> _Input records_
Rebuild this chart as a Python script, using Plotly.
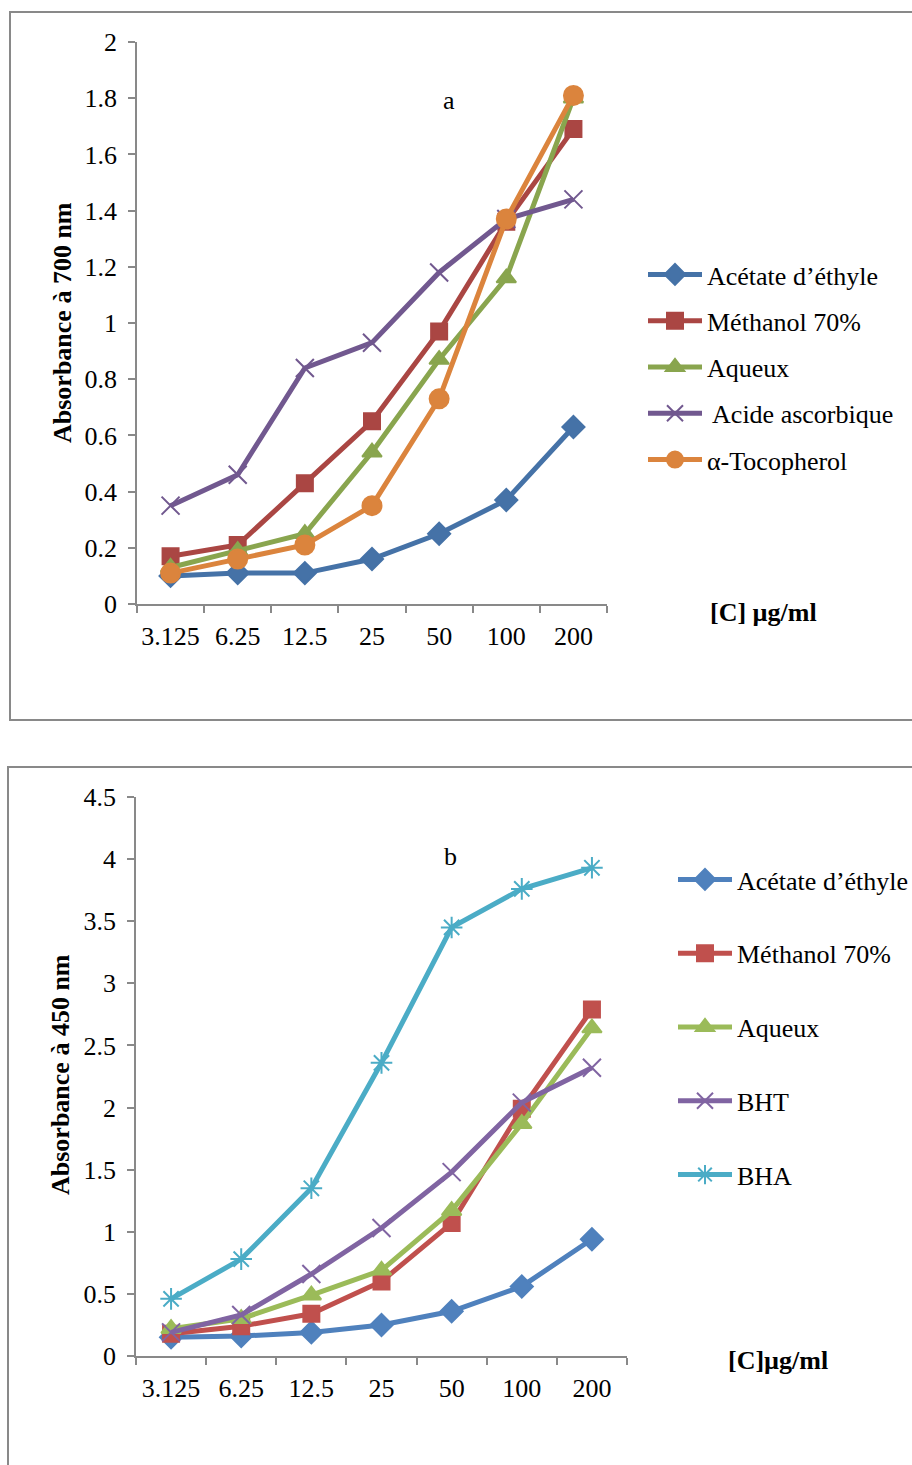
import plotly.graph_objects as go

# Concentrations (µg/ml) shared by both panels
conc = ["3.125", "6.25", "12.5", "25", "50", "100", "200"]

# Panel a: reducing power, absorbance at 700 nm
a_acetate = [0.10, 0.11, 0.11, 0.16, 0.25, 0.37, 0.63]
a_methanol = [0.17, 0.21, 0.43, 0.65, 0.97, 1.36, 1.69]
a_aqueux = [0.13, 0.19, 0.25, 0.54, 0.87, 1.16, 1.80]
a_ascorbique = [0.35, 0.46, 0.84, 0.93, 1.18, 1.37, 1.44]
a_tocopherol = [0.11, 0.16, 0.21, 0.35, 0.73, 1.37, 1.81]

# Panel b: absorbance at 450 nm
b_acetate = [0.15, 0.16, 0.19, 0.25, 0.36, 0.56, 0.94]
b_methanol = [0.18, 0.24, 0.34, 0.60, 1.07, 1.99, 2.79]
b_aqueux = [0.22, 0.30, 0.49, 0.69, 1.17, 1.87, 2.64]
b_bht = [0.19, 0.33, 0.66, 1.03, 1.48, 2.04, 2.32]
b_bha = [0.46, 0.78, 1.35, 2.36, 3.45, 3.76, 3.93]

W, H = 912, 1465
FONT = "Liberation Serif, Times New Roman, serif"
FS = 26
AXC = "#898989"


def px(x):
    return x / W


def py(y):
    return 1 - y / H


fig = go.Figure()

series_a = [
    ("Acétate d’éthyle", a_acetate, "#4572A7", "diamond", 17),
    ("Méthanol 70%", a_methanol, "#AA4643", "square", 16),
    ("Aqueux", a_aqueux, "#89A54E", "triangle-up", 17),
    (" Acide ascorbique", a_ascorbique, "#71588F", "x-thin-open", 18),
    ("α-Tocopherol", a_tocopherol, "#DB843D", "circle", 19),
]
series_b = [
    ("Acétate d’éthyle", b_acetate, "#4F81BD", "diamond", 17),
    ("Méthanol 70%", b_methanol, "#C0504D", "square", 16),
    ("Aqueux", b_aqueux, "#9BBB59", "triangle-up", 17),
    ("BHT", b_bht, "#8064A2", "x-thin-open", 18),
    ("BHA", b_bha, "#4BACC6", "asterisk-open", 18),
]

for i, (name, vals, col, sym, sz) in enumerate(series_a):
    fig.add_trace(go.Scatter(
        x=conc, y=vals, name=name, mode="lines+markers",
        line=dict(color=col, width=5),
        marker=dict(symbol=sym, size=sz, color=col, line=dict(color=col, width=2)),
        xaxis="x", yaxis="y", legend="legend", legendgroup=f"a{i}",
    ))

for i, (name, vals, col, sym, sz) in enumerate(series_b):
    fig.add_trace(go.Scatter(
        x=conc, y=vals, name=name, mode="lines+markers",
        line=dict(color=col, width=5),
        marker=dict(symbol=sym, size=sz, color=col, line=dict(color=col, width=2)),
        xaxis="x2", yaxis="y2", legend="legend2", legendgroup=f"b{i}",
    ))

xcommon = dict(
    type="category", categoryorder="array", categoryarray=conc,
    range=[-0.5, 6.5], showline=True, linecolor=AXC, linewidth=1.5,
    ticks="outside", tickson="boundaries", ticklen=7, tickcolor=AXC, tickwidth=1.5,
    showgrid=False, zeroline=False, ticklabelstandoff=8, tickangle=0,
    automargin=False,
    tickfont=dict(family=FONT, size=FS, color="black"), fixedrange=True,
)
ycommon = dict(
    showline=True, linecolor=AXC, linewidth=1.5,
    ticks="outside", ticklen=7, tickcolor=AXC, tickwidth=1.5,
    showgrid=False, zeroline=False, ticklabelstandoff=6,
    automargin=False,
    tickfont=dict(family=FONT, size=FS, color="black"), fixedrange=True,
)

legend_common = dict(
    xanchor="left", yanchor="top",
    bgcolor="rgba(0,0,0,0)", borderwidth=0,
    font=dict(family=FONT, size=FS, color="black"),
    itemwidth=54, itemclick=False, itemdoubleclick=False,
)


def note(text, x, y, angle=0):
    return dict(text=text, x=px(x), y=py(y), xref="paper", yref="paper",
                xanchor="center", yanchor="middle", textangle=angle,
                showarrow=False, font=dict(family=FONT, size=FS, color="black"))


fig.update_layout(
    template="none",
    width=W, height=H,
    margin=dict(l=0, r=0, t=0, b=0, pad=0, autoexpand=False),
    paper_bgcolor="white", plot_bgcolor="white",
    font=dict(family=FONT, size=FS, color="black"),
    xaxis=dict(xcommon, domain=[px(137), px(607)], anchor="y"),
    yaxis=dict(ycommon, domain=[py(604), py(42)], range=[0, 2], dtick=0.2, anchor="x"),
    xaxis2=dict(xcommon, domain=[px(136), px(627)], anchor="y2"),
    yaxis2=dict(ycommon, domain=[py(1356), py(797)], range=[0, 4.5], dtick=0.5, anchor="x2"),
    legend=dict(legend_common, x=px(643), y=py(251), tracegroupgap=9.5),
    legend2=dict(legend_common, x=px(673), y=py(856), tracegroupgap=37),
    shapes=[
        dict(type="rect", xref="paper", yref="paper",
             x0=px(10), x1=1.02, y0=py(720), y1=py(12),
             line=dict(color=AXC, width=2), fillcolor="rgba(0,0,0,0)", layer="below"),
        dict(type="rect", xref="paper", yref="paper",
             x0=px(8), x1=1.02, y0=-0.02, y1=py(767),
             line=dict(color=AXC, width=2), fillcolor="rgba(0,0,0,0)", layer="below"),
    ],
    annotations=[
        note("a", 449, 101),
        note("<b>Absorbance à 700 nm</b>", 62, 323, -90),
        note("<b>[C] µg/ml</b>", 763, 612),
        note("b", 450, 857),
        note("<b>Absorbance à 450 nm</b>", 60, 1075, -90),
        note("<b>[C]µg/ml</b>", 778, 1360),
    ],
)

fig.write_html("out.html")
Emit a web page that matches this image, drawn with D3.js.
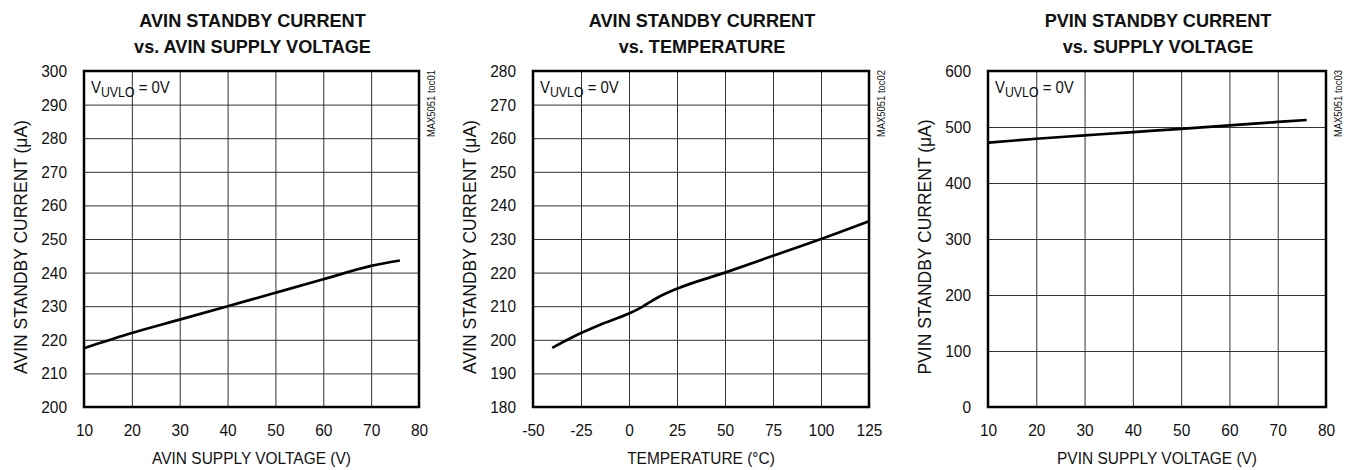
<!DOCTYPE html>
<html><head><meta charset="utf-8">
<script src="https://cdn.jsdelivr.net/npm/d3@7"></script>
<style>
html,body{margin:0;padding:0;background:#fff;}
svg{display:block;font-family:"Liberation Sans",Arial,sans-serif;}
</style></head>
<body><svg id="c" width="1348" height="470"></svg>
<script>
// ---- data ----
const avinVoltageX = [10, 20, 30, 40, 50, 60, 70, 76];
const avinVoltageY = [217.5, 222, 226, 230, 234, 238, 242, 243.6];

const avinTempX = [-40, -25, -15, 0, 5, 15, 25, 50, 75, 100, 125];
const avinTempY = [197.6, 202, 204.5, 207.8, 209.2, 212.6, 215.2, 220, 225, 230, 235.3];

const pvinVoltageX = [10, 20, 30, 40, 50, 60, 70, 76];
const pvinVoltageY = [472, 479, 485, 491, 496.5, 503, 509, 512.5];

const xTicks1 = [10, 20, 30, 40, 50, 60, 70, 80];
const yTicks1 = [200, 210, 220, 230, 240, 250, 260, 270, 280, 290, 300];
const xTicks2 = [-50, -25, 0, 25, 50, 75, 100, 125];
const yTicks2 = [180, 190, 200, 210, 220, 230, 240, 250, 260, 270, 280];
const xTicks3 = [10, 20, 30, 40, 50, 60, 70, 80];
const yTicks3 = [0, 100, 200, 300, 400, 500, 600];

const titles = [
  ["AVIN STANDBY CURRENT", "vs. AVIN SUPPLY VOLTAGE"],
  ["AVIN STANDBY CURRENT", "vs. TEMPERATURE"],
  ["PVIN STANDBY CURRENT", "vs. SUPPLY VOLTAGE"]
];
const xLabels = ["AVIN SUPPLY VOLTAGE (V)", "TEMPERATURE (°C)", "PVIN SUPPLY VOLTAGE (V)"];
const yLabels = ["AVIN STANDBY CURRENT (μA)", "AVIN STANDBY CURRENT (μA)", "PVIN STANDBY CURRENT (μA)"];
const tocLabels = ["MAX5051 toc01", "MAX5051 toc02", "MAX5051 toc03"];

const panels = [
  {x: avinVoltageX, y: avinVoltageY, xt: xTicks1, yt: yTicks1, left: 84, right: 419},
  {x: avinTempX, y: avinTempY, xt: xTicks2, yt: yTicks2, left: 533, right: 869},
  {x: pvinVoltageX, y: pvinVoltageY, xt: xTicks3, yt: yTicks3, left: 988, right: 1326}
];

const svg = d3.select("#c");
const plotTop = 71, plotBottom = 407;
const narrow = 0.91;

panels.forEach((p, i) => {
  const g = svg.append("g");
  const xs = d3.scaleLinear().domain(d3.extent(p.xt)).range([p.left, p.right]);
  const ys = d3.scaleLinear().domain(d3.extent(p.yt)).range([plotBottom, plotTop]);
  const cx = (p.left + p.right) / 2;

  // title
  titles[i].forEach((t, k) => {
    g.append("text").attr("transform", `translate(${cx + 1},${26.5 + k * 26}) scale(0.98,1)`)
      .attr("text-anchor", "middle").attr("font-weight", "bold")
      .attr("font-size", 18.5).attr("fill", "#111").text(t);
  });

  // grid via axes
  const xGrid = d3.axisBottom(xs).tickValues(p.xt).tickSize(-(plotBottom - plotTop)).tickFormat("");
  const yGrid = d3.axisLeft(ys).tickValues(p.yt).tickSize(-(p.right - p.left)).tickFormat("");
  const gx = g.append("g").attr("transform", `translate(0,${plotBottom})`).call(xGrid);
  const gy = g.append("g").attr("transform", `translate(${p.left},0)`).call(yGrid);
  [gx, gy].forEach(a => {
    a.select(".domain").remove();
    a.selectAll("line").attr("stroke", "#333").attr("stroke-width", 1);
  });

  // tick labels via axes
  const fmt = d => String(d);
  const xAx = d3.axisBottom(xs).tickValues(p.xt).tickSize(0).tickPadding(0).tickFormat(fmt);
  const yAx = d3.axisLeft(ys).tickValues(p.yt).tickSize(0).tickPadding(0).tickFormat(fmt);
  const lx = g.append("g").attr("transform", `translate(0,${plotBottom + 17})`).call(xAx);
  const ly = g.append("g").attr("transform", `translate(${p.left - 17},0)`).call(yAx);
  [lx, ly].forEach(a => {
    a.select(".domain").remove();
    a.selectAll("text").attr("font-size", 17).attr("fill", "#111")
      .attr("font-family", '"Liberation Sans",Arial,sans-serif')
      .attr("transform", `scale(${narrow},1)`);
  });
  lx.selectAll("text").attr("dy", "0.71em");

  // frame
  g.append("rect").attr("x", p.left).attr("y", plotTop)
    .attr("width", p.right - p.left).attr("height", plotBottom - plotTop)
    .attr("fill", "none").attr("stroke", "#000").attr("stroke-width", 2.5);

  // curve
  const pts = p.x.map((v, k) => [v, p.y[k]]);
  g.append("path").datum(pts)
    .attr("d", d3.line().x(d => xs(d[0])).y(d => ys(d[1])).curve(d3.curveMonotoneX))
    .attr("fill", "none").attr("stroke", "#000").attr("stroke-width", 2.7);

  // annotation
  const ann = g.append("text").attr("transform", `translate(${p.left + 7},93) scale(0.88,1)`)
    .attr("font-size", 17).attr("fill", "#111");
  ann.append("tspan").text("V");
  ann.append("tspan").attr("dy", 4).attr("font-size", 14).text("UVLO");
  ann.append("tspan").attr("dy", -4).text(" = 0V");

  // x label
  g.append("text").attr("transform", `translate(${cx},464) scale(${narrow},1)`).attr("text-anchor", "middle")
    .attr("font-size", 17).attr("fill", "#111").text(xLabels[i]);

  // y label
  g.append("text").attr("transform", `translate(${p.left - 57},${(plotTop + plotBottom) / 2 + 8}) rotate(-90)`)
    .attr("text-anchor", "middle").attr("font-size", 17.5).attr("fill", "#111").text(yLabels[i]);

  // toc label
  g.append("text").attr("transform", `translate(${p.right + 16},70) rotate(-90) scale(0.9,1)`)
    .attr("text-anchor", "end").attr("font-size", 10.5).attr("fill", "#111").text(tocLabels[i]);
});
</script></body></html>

> _Short task_
Emit the lines of the material exactly, from its first line to the line containing "a_tocopherol = [0.11, 0.16, 0.21, 0.35, 0.73, 1.37, 1.81]", inclusive; leave every picture out.

> _Written response_
Rebuild this chart as a Python script, using Plotly.
import plotly.graph_objects as go

# Concentrations (µg/ml) shared by both panels
conc = ["3.125", "6.25", "12.5", "25", "50", "100", "200"]

# Panel a: reducing power, absorbance at 700 nm
a_acetate = [0.10, 0.11, 0.11, 0.16, 0.25, 0.37, 0.63]
a_methanol = [0.17, 0.21, 0.43, 0.65, 0.97, 1.36, 1.69]
a_aqueux = [0.13, 0.19, 0.25, 0.54, 0.87, 1.16, 1.80]
a_ascorbique = [0.35, 0.46, 0.84, 0.93, 1.18, 1.37, 1.44]
a_tocopherol = [0.11, 0.16, 0.21, 0.35, 0.73, 1.37, 1.81]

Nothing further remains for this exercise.